SUPPLIED MATERIAL:
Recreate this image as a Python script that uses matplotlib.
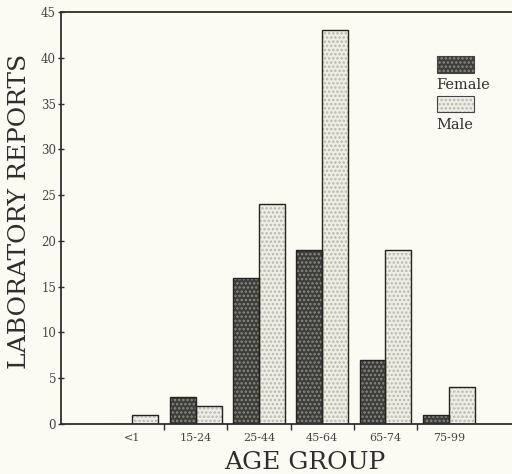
==
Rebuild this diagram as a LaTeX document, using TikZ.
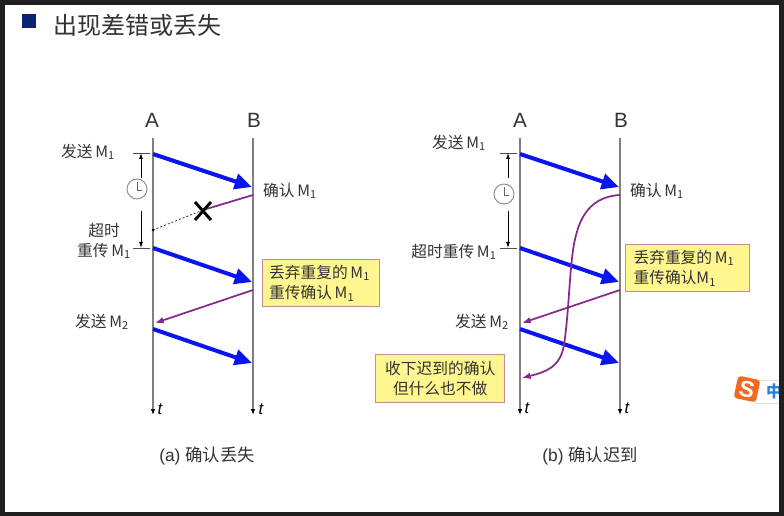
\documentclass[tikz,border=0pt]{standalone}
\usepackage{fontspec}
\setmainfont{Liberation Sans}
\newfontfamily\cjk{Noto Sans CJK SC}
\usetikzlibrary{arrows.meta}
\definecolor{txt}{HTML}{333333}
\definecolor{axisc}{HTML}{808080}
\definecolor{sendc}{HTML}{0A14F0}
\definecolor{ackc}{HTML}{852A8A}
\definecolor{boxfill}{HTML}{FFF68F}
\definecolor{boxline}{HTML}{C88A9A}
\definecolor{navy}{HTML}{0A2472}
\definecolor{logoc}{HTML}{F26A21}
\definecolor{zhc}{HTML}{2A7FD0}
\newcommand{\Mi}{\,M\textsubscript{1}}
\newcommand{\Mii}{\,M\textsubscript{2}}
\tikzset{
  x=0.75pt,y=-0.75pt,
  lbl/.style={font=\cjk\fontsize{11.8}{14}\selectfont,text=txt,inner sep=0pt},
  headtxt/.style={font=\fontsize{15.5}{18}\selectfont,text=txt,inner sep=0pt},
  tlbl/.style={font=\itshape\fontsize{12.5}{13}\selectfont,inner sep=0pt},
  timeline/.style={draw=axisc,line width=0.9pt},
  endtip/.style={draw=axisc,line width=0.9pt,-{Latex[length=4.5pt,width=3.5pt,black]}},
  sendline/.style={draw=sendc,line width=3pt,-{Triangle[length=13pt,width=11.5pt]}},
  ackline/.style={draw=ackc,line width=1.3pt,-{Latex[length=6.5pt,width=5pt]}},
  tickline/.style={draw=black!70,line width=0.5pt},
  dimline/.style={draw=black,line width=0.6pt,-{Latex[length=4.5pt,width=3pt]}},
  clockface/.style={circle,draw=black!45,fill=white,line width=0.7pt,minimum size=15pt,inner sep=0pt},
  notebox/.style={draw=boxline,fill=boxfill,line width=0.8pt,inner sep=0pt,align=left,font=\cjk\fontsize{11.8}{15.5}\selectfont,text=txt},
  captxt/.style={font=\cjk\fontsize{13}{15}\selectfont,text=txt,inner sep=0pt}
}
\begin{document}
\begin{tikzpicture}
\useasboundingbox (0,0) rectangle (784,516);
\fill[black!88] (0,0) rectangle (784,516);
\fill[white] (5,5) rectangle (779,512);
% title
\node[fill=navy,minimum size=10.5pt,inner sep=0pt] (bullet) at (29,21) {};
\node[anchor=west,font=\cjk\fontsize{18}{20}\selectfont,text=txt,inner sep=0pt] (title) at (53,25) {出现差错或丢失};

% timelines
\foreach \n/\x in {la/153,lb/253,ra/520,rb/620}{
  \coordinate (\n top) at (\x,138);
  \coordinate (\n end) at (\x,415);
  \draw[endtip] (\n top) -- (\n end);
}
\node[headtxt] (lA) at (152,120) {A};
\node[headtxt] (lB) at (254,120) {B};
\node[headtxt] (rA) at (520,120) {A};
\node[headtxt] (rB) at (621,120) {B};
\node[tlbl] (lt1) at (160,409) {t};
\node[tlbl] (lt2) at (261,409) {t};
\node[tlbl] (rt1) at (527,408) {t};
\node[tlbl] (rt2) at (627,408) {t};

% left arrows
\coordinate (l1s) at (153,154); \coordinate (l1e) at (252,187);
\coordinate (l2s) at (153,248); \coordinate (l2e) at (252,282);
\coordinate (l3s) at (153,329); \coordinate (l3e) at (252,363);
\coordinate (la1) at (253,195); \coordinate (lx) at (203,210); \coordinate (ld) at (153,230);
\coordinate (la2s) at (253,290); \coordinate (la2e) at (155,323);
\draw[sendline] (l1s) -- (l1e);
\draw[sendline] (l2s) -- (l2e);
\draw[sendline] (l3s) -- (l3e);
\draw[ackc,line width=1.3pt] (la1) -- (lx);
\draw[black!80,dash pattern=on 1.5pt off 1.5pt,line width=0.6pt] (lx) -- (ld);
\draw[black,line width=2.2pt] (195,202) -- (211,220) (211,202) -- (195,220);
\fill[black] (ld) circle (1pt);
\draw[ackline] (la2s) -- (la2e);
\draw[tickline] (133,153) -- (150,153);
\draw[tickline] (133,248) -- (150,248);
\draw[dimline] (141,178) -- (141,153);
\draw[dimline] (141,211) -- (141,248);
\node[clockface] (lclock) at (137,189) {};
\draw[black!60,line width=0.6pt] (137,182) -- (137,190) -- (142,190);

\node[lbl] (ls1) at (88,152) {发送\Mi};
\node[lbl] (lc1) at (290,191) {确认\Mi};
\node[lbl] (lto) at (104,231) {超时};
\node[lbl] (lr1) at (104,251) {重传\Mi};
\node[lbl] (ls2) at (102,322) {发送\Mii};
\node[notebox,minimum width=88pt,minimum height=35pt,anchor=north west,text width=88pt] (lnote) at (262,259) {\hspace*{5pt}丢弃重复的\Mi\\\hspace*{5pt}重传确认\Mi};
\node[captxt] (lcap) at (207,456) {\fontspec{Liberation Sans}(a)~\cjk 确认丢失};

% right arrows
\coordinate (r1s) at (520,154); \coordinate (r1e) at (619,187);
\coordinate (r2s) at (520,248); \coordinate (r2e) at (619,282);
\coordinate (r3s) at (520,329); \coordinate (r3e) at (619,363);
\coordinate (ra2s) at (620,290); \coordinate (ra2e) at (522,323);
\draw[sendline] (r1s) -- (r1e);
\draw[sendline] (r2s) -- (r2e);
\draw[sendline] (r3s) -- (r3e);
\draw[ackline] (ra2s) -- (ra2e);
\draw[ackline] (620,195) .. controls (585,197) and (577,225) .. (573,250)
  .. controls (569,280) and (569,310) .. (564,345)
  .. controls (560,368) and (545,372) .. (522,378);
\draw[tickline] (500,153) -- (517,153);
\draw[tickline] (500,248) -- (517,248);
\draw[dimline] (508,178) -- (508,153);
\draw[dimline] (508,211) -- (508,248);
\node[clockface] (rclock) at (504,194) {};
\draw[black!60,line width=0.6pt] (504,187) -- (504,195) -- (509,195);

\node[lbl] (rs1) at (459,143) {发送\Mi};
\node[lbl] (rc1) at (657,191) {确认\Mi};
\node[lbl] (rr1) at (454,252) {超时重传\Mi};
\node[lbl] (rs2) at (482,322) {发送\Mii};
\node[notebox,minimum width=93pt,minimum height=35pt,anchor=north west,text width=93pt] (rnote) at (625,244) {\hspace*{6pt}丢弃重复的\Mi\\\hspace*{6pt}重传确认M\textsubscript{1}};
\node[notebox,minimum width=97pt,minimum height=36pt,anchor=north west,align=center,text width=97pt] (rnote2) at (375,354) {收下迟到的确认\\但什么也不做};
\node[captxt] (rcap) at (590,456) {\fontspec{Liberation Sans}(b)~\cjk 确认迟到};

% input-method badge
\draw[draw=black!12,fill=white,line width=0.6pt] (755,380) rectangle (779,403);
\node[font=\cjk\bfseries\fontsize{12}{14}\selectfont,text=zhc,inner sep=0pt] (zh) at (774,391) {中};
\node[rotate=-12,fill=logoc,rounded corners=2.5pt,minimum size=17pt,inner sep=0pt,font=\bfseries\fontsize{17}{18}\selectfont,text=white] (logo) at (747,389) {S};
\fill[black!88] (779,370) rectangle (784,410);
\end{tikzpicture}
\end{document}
==
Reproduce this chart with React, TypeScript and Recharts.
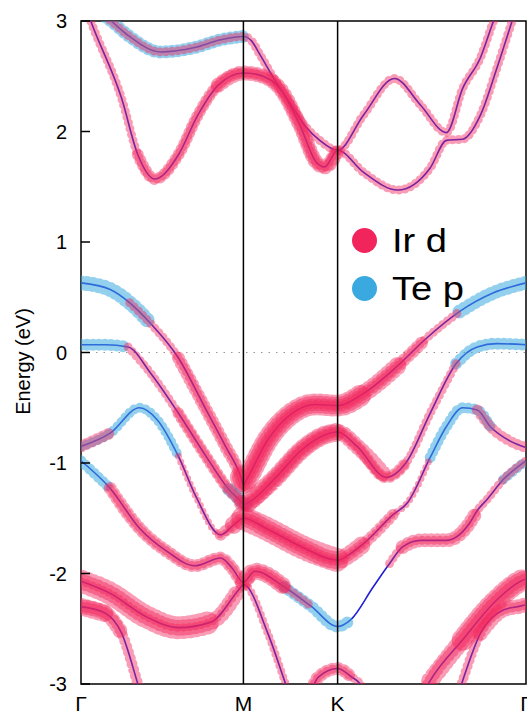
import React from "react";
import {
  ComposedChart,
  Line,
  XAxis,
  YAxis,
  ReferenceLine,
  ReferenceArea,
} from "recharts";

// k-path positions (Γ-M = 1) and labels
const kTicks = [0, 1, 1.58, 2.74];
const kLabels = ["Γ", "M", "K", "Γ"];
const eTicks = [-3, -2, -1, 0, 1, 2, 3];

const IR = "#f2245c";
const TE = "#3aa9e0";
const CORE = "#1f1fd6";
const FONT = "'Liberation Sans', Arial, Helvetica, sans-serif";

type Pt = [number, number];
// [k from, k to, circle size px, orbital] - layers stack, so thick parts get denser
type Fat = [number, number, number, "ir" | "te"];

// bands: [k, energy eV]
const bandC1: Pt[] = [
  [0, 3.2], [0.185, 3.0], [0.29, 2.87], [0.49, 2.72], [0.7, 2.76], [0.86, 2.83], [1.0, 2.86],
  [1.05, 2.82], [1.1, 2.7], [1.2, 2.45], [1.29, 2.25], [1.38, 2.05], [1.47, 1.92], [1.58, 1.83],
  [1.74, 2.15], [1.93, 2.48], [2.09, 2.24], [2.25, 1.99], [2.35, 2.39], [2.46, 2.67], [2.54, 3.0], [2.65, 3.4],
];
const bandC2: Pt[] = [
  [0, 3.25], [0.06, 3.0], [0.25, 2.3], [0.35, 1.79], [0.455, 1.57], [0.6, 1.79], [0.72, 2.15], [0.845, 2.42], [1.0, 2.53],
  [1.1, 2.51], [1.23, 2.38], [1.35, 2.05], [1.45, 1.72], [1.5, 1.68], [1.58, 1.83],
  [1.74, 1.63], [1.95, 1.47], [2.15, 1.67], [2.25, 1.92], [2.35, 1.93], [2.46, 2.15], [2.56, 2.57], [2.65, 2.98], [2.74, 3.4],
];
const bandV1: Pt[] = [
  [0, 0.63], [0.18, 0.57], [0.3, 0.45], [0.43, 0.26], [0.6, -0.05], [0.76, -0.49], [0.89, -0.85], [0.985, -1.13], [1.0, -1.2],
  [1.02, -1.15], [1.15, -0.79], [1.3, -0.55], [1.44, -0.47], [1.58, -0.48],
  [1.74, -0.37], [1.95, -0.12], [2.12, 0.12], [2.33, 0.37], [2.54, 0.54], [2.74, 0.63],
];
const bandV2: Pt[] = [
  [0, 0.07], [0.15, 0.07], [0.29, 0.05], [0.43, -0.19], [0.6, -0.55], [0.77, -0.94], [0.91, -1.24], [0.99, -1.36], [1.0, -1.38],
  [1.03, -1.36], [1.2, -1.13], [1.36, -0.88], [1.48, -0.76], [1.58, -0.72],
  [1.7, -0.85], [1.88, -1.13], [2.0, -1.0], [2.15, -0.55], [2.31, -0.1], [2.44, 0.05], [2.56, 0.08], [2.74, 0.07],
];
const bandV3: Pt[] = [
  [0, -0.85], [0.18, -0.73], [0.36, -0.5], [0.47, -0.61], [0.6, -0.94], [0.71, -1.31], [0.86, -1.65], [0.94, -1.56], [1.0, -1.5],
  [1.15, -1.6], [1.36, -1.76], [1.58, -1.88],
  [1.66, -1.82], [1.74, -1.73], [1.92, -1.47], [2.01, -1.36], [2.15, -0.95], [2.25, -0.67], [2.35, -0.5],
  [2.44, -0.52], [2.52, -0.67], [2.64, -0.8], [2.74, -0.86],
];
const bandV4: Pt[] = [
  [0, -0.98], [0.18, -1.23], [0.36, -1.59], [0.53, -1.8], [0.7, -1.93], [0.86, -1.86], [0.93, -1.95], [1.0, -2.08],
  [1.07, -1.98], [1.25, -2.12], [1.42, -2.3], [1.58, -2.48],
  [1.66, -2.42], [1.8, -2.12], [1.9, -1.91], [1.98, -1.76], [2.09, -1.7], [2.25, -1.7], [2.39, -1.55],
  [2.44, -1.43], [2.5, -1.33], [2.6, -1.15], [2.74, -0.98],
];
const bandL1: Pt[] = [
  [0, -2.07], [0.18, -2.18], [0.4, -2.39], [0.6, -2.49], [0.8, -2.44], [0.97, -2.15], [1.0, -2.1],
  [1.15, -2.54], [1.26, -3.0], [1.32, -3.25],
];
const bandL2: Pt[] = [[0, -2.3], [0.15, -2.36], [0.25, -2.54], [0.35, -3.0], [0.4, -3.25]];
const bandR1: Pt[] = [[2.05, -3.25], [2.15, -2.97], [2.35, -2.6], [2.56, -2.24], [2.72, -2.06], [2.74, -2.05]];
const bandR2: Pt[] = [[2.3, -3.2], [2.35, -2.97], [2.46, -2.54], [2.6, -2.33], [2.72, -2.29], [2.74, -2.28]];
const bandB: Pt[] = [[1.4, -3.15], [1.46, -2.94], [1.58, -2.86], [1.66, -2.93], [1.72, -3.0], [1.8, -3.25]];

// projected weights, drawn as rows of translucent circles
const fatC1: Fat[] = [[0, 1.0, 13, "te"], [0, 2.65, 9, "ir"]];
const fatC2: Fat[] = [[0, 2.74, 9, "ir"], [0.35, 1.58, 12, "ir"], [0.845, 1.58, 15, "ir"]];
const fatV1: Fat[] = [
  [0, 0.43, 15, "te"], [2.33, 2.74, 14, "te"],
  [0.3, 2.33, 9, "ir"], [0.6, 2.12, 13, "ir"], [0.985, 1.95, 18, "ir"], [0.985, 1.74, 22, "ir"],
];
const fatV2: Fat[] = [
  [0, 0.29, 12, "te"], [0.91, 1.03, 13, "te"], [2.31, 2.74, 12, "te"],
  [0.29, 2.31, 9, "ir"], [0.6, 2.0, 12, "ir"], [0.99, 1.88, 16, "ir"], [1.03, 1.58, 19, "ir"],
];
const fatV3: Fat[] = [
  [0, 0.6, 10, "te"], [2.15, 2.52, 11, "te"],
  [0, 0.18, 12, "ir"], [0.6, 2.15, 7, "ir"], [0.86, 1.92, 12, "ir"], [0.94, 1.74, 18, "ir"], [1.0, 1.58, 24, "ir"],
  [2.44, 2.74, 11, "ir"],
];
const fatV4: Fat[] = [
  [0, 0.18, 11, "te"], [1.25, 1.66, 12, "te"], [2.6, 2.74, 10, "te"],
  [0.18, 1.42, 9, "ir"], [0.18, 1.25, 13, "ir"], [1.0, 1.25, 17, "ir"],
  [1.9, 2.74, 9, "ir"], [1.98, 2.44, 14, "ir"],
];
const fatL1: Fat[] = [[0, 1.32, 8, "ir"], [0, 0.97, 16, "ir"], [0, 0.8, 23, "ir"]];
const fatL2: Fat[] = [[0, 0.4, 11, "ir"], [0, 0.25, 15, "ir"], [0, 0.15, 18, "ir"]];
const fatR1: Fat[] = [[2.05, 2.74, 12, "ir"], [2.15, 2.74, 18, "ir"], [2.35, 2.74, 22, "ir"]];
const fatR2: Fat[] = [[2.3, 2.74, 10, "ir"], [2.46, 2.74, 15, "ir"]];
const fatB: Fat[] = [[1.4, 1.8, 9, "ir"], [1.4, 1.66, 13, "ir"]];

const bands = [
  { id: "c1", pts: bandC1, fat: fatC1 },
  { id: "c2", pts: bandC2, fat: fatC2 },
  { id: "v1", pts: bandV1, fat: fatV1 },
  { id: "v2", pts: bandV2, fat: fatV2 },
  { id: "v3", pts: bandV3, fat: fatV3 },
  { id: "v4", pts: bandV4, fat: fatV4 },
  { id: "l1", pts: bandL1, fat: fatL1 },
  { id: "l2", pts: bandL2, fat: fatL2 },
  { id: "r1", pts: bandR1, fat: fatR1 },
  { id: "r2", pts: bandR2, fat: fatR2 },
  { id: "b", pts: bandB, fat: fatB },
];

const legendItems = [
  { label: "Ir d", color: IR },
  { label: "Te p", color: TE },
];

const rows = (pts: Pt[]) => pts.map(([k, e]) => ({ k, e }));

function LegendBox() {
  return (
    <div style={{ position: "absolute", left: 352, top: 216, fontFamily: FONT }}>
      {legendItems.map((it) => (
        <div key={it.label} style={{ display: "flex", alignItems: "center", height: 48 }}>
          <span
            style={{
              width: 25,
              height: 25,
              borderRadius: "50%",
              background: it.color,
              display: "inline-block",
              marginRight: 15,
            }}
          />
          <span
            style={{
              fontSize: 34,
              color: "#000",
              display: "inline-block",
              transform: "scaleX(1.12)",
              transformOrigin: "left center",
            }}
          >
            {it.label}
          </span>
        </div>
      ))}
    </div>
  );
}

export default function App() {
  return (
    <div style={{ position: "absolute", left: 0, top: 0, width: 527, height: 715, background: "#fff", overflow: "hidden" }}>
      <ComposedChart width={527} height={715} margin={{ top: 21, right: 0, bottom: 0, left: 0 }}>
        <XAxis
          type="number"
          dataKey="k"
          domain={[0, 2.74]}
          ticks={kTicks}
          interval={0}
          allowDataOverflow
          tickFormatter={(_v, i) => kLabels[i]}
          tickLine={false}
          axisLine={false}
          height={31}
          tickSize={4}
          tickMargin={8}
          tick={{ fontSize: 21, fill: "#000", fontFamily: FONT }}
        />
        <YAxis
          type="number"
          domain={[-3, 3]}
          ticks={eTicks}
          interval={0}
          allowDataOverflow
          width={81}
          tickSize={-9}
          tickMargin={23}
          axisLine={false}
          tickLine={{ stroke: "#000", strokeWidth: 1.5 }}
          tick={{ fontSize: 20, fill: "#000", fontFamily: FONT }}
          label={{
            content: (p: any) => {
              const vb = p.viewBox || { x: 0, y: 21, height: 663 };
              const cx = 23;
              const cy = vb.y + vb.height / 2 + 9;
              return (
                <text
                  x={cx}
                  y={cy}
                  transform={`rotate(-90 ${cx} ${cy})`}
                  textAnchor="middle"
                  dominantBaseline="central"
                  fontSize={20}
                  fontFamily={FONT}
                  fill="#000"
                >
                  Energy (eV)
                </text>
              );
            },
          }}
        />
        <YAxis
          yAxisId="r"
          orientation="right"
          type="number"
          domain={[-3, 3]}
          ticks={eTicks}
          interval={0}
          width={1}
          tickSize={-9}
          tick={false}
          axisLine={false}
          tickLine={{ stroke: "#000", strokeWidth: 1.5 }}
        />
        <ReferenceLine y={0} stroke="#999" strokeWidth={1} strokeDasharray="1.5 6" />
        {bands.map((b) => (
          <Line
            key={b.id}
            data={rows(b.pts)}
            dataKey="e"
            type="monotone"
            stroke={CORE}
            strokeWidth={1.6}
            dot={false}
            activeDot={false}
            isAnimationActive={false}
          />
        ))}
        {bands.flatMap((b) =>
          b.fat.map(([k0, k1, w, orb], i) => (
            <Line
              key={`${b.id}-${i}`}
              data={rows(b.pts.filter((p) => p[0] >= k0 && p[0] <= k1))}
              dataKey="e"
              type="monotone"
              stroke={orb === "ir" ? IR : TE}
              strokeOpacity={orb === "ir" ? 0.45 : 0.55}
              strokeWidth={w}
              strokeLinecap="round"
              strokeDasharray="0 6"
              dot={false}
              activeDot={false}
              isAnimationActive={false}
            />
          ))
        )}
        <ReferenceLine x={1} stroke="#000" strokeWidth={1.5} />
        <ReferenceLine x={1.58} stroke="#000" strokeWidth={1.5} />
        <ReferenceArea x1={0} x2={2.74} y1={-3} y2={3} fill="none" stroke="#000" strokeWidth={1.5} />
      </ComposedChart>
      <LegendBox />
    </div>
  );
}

DESCRIPTION OF THE TASK: Identify each line holding the string "this", and copy it out.

WRITTEN RESPONSE:
Recreate this image as a Python script that uses matplotlib.
Rebuild this diagram as a LaTeX document, using TikZ.
Reproduce this chart with React, TypeScript and Recharts.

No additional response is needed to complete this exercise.